Jari Kaukua (photo Heikki J. Koskinen)
The two opposing views, one emphasizing the free agency and consequent responsibility of human beings, the other sticking to an uncompromised concept of God’s omnipotence, were characteristic of the two main schools of Islamic theology, that is, Mu‘tazilism and Ash‘arism, respectively. In this question, Rāzī sides with the Ash‘arite view but also holds on to the idea that personal choice is necessary for genuine religion.
In the end, it is difficult to see whether he is capable of solving the dilemma, but regardless of that, one interesting observation for the question of tolerance can be made. This is the fact that both of the rival theological schools expressly subscribe to the idea that people should be allowed free choice of religious subscription – at least in the case of responsible adults who are actual unbelievers, as opposed to apostates. If anything, the Ash‘arite view is even more pronounced in this regard: since everything, including the “free” choice of submission to Islam, is in God’s hands, human beings must refrain from forcing their beliefs on each other.

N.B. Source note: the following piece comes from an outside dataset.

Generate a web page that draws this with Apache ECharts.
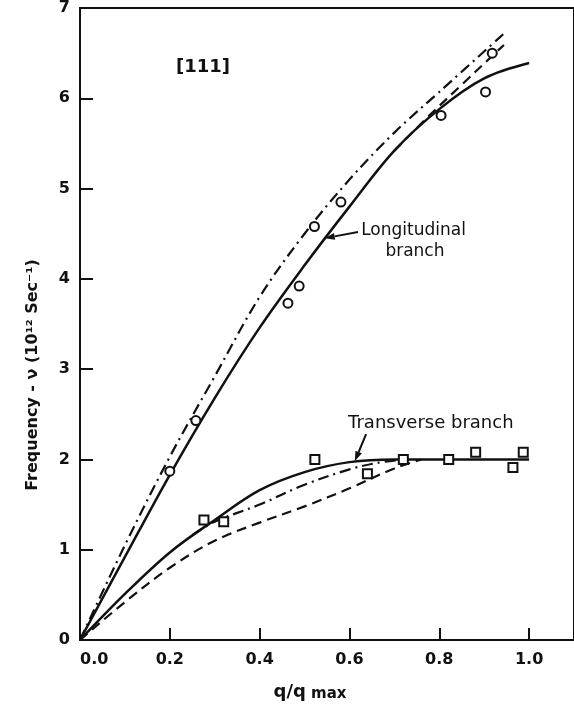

As duly noted in the discussion period, these observation can only constitute a start for assessing the approach of Rāzī and other classical exegetes on our material. Crucial questions to consider will be, for instance, whether and on what basis apostasy is condemned while sticking to this notion of religious tolerance, and on how this material is related to the factual existence of minority religions in classical Islamic societies.